Return the listing below exactly, with the pictures dropped.

▸ **Information shown**:
::::::::

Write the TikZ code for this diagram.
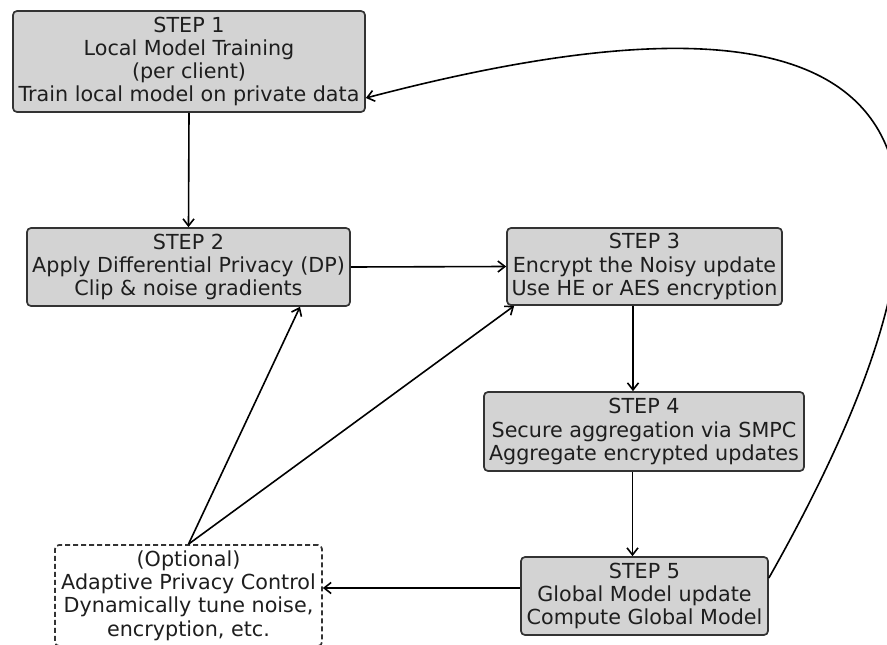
\documentclass[tikz,border=0pt]{standalone}
\usepackage{fontspec}
\setmainfont{DejaVu Sans}
\usetikzlibrary{arrows.meta,calc}
\definecolor{boxfill}{HTML}{D3D3D3}
\definecolor{boxline}{HTML}{333333}
\definecolor{ink}{HTML}{1E1E1E}
\tikzset{
  stepbox/.style={draw=boxline, line width=1.7pt, fill=boxfill, rounded corners=4pt,
    align=center, inner sep=0pt, text=ink,
    font=\fontsize{20.7}{23.3}\selectfont},
  optbox/.style={stepbox, fill=white, dash pattern=on 5pt off 3pt},
  flow/.style={draw=black, line width=1.6pt,
    -{Straight Barb[length=7pt,width=11pt,line width=1.6pt]}},
}
\begin{document}
\begin{tikzpicture}[x=1pt,y=-1pt]
\useasboundingbox (0,0) rectangle (887,645);

\node[stepbox, minimum width=352pt, minimum height=101pt] (b1) at (189,61.5)
  {STEP 1\\Local Model Training\\(per client)\\Train local model on private data};
\node[stepbox, minimum width=323pt, minimum height=78pt] (b2) at (188.5,267)
  {STEP 2\\Apply Differential Privacy (DP)\\Clip \& noise gradients};
\node[stepbox, minimum width=275pt, minimum height=77pt] (b3) at (644.5,266.5)
  {STEP 3\\Encrypt the Noisy update\\Use HE or AES encryption};
\node[stepbox, minimum width=320pt, minimum height=79pt] (b4) at (644,431.5)
  {STEP 4\\Secure aggregation via SMPC\\Aggregate encrypted updates};
\node[stepbox, minimum width=247pt, minimum height=78pt] (b5) at (644.5,596)
  {STEP 5\\Global Model update\\Compute Global Model};
\node[optbox, minimum width=267pt, minimum height=101pt] (opt) at (188.5,595.5)
  {(Optional)\\Adaptive Privacy Control\\Dynamically tune noise,\\encryption, etc.};

% main pipeline
\draw[flow] (b1.south) -- (b2.north);
\draw[flow] (b2.east) -- (b3.west);
\draw[flow] ([xshift=-11.5pt]b3.south) -- ([xshift=-11.5pt]b3.south |- b4.north);
\draw[flow] ([xshift=-11.5pt]b4.south) -- ([xshift=-11.5pt]b4.south |- b5.north);

% feedback to the adaptive controller
\draw[flow] ([yshift=8pt]b5.west) -- ([yshift=8pt]b5.west -| opt.east);
\draw[flow] (opt.north) -- ([xshift=111.5pt]b2.south);
\draw[flow] (opt.north) -- ([xshift=8pt]b3.south west);

% next round: global model back to local training
\draw[flow] ([yshift=18pt]b5.east) .. controls (1025,125) and (910,-45) .. ([yshift=-36.5pt]b1.east);
\end{tikzpicture}
\end{document}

::::::::

▸ **Result of the exercise**:
Write the TikZ code for this diagram.
\documentclass[tikz,border=0pt]{standalone}
\usepackage{fontspec}
\setmainfont{DejaVu Sans}
\usetikzlibrary{arrows.meta,calc}
\definecolor{boxfill}{HTML}{D3D3D3}
\definecolor{boxline}{HTML}{333333}
\definecolor{ink}{HTML}{1E1E1E}
\tikzset{
  stepbox/.style={draw=boxline, line width=1.7pt, fill=boxfill, rounded corners=4pt,
    align=center, inner sep=0pt, text=ink,
    font=\fontsize{20.7}{23.3}\selectfont},
  optbox/.style={stepbox, fill=white, dash pattern=on 5pt off 3pt},
  flow/.style={draw=black, line width=1.6pt,
    -{Straight Barb[length=7pt,width=11pt,line width=1.6pt]}},
}
\begin{document}
\begin{tikzpicture}[x=1pt,y=-1pt]
\useasboundingbox (0,0) rectangle (887,645);

\node[stepbox, minimum width=352pt, minimum height=101pt] (b1) at (189,61.5)
  {STEP 1\\Local Model Training\\(per client)\\Train local model on private data};
\node[stepbox, minimum width=323pt, minimum height=78pt] (b2) at (188.5,267)
  {STEP 2\\Apply Differential Privacy (DP)\\Clip \& noise gradients};
\node[stepbox, minimum width=275pt, minimum height=77pt] (b3) at (644.5,266.5)
  {STEP 3\\Encrypt the Noisy update\\Use HE or AES encryption};
\node[stepbox, minimum width=320pt, minimum height=79pt] (b4) at (644,431.5)
  {STEP 4\\Secure aggregation via SMPC\\Aggregate encrypted updates};
\node[stepbox, minimum width=247pt, minimum height=78pt] (b5) at (644.5,596)
  {STEP 5\\Global Model update\\Compute Global Model};
\node[optbox, minimum width=267pt, minimum height=101pt] (opt) at (188.5,595.5)
  {(Optional)\\Adaptive Privacy Control\\Dynamically tune noise,\\encryption, etc.};

% main pipeline
\draw[flow] (b1.south) -- (b2.north);
\draw[flow] (b2.east) -- (b3.west);
\draw[flow] ([xshift=-11.5pt]b3.south) -- ([xshift=-11.5pt]b3.south |- b4.north);
\draw[flow] ([xshift=-11.5pt]b4.south) -- ([xshift=-11.5pt]b4.south |- b5.north);

% feedback to the adaptive controller
\draw[flow] ([yshift=8pt]b5.west) -- ([yshift=8pt]b5.west -| opt.east);
\draw[flow] (opt.north) -- ([xshift=111.5pt]b2.south);
\draw[flow] (opt.north) -- ([xshift=8pt]b3.south west);

% next round: global model back to local training
\draw[flow] ([yshift=18pt]b5.east) .. controls (1025,125) and (910,-45) .. ([yshift=-36.5pt]b1.east);
\end{tikzpicture}
\end{document}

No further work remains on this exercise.